The exhibition showcases a cross-section of Japan’s unique graphic design with work by designers such as amongst others Hiroshi Ochi, Kazumasa Nagai, Ikko Tanaka, Yusaku Kamekura, Mitsuo Katsui, Shigeo Fukuda, U.G. Sato, Ken Miki and Eiko Ishioka. The oldest poster dates from 1937, the most recent from 2018. One wall of the exhibition is devoted exclusively to the internationally-famed graphic designer and artist Tadanori Yokoo. In 1974, with the help of Watano, the Stedelijk was the first European institute to display his work.
Spotlighting 226 Japanese posters from our collection, Colorful Japan literally explodes with color. With posters floor-to-ceiling, the Hall of Honor walls immerses visitors in a kaleidoscopic world.

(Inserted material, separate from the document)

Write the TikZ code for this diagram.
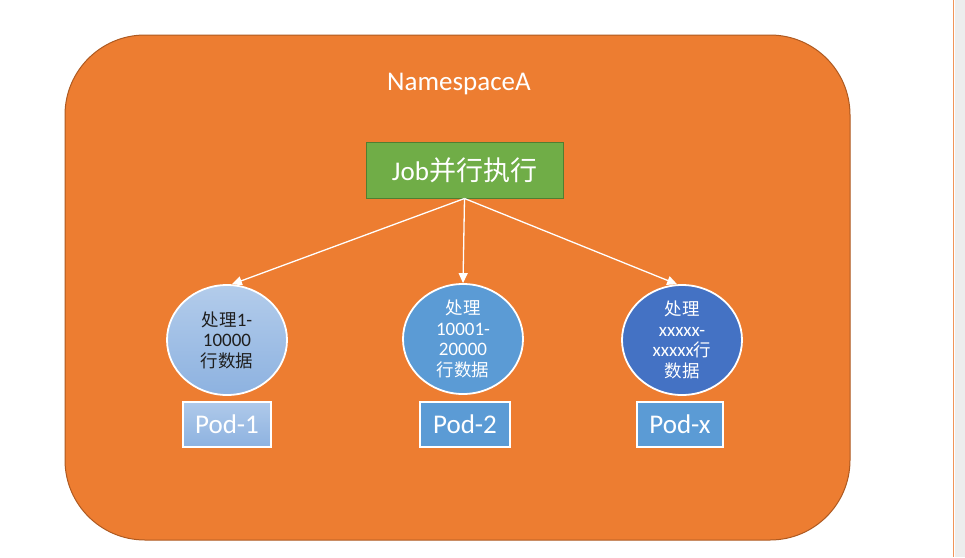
\documentclass[tikz,border=0pt]{standalone}
\usepackage{fontspec}
\setmainfont{Carlito}
\newfontfamily\cjk{Noto Sans CJK SC}
\newfontfamily\cjks[Scale=0.92]{Noto Sans CJK SC}
\usetikzlibrary{shapes.geometric,arrows.meta}
\definecolor{nsorange}{HTML}{ED7D31}
\definecolor{nsborder}{HTML}{AE5A21}
\definecolor{jobgreen}{HTML}{70AD47}
\definecolor{jobborder}{HTML}{507E32}
\definecolor{midblue}{HTML}{5B9BD5}
\definecolor{darkblue}{HTML}{4472C4}
\definecolor{lighttop}{HTML}{B3CCEB}
\definecolor{lightbot}{HTML}{8DB2E0}
\definecolor{striporange}{HTML}{F0955A}
\definecolor{stripgrey}{HTML}{EDEDED}
\tikzset{
  podcircle/.style={ellipse, draw=white, line width=1.8pt, minimum width=120pt, minimum height=110pt, inner sep=0pt, align=center, font=\fontsize{19}{20.5}\selectfont},
  podbox/.style={rectangle, draw=white, line width=1.5pt, minimum height=45pt, inner sep=0pt, text=white, font=\fontsize{27}{30}\selectfont},
  conn/.style={draw=white, line width=1.3pt, -{Triangle[length=10pt,width=9pt]}},
}
\begin{document}
\begin{tikzpicture}[x=1pt,y=-1pt]
\useasboundingbox (0,0) rectangle (965,557);
\fill[white] (0,0) rectangle (965,557);
% right strip
\fill[stripgrey] (954.5,0) rectangle (965,557);
\draw[striporange, line width=1.2pt] (953.5,0) -- (953.5,557);
% namespace box
\node[draw=nsborder, fill=nsorange, line width=1pt, rounded corners=80pt, minimum width=785pt, minimum height=505pt, inner sep=0pt] (ns) at (457.5,287.5) {};
\node[anchor=base, text=white, font=\fontsize{27}{30}\selectfont] (title) at (459,90) {NamespaceA};
% job
\node[draw=jobborder, fill=jobgreen, line width=1pt, minimum width=197pt, minimum height=56pt, inner sep=0pt, text=white, font=\fontsize{27}{30}\selectfont] (job) at (464.5,170) {Job{\cjk 并行执行}};
% circles
\node[podcircle, top color=lighttop, bottom color=lightbot, text=black!88] (c1) at (227,340) {{\cjks 处理}1-\\10000\\{\cjks 行数据}};
\node[podcircle, fill=midblue, text=white] (c2) at (463,339) {{\cjks 处理}\\10001-\\20000\\{\cjks 行数据}};
\node[podcircle, fill=darkblue, text=white] (c3) at (682,340) {{\cjks 处理}\\xxxxx-\\xxxxx{\cjks 行}\\{\cjks 数据}};
% pods
\node[podbox, minimum width=88pt, top color=lighttop!90!lightbot, bottom color=lightbot] (p1) at (227,424.5) {Pod-1};
\node[podbox, minimum width=90pt, fill=midblue] (p2) at (465,424.5) {Pod-2};
\node[podbox, minimum width=86pt, fill=midblue] (p3) at (680,424.5) {Pod-x};
% connectors
\draw[conn] (job.south) -- (c1.85);
\draw[conn] (job.south) -- (c2.north);
\draw[conn] (job.south) -- (c3.95);
\end{tikzpicture}
\end{document}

(Curator Carolien Glazenburg)
Compared to its European cousin, Japanese poster design is a relatively recent discipline. It wasn’t until the early 20th century that posters became used for advertising.The posters vary widely in style; some flaunt vivid tones, and others are quiet, reserved and minimal. Japanese designers explore a very different visual language to that found in Europe. Japanese visual culture is less direct and morenuanced, very often poetic. Meaning that, to our eyes, the image doesn’t always seem to match the subject, like a magnified character with a lyrical text for a pop concert, for instance.
Japanese characters play an important decorative role when positioned horizontally (European style) and vertically (the traditional Japanese manner). Particularly after World War II, designers use photography to great effect as the medium becomes rapidly accessible and Japanese manufacturers like Canon and Nikon became major players.